SOURCE MATERIAL:
——————
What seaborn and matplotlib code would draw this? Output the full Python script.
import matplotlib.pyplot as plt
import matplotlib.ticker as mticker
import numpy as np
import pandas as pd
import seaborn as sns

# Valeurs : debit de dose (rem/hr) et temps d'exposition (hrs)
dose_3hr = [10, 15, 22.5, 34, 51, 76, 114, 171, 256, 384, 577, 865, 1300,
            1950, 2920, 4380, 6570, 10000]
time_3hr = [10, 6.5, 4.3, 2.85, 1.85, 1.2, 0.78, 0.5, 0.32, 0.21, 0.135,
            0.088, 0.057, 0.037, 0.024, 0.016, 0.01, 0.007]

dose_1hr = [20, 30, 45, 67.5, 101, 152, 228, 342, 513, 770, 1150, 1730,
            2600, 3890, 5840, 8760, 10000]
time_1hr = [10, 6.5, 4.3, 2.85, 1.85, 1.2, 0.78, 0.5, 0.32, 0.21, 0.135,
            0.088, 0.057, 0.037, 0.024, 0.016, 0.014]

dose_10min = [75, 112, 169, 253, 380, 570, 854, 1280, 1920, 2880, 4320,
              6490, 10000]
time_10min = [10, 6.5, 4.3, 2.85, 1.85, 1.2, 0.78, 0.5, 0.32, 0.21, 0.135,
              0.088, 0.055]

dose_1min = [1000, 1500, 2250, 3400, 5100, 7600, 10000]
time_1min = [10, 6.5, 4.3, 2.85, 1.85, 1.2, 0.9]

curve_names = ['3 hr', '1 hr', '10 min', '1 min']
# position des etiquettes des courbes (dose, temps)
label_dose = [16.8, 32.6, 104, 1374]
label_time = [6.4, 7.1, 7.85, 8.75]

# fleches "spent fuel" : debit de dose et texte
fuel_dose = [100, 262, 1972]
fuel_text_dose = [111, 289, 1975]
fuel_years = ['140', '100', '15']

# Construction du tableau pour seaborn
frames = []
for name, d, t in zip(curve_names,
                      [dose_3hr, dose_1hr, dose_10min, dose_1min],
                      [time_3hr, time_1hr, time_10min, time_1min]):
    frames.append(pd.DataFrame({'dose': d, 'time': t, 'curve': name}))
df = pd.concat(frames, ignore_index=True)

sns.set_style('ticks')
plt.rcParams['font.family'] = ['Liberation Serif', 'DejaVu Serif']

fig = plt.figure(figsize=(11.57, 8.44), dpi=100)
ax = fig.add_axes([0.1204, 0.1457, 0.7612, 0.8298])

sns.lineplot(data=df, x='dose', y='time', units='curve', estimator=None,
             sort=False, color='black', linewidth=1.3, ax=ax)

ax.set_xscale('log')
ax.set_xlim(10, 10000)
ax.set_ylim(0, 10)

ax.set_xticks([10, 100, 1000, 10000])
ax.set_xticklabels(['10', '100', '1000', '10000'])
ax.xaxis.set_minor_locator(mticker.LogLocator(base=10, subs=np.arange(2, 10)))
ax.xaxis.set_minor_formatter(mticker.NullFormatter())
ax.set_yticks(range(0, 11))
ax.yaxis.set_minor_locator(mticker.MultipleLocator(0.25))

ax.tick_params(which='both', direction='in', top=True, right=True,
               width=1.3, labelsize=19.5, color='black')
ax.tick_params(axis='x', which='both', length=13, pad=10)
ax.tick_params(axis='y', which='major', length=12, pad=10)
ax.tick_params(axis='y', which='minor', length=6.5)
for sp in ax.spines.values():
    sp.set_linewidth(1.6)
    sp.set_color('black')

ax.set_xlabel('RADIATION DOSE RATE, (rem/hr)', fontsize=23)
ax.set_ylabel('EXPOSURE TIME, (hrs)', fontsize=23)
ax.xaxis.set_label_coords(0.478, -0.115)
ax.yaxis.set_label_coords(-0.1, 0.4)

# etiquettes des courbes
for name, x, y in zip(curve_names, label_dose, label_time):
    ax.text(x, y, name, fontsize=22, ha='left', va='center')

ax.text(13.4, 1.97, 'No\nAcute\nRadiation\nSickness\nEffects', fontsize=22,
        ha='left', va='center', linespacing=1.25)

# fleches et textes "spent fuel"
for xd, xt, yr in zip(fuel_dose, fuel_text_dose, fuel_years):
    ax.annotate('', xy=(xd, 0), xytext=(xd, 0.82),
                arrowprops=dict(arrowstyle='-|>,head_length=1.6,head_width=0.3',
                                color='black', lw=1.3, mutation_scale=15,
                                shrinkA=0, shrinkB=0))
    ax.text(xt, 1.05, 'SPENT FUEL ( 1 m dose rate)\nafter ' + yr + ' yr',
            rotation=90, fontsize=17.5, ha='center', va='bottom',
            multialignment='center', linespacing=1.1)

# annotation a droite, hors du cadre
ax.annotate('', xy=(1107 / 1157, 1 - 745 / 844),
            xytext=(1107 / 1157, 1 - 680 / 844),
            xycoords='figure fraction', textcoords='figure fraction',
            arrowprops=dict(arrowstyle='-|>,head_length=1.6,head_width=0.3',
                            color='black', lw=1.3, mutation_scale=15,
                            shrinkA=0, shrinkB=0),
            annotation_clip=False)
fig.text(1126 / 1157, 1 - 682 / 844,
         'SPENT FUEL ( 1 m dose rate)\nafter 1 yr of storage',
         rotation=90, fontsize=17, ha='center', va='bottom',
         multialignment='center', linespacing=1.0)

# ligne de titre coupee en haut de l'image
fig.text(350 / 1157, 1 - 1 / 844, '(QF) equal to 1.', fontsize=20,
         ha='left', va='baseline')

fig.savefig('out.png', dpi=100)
——————
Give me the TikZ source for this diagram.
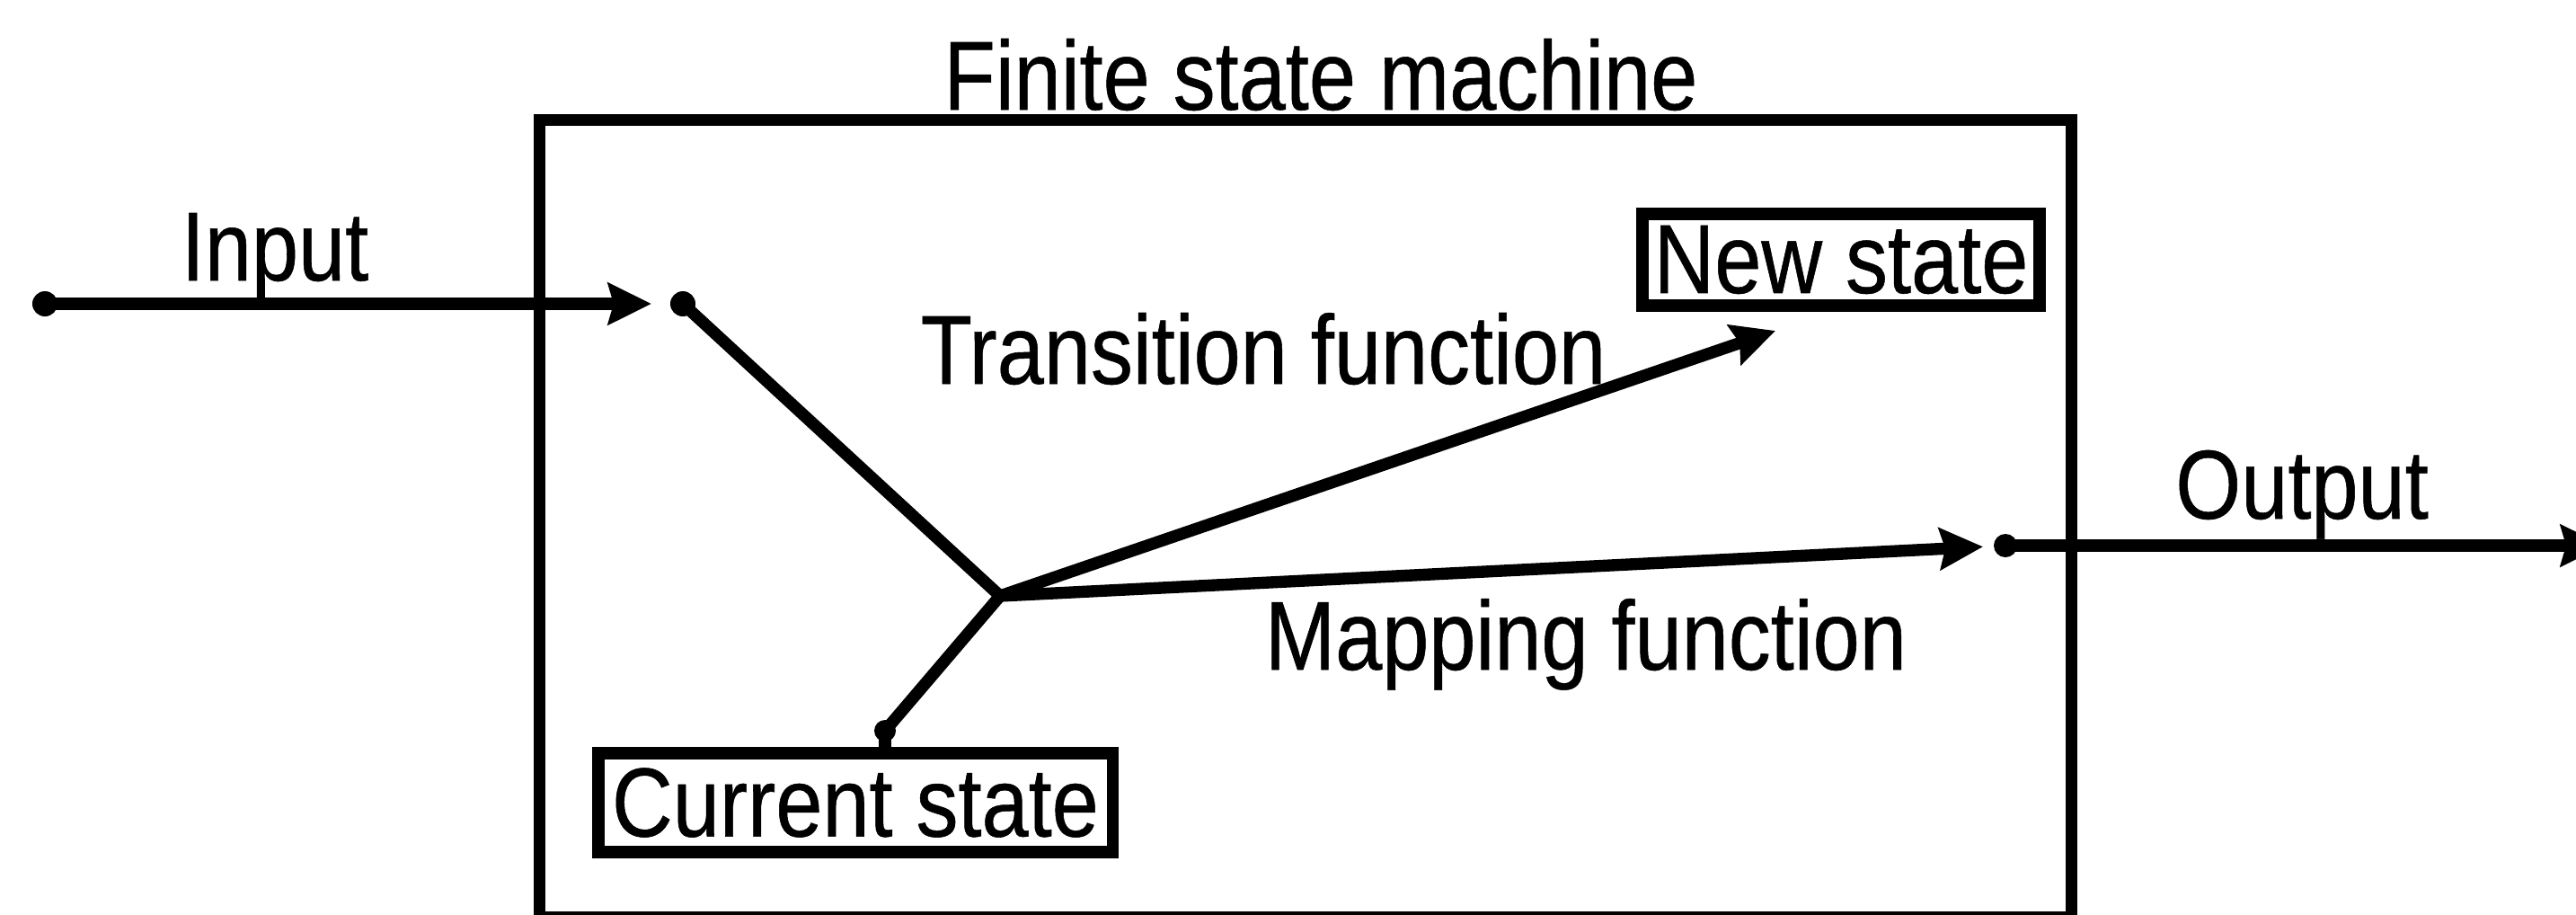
——————
WHAT YOU HAVE TO DO:
In the entries above, count each line that holds "matplotlib". Give the total and nothing else.

COMPLETE ANSWER:
3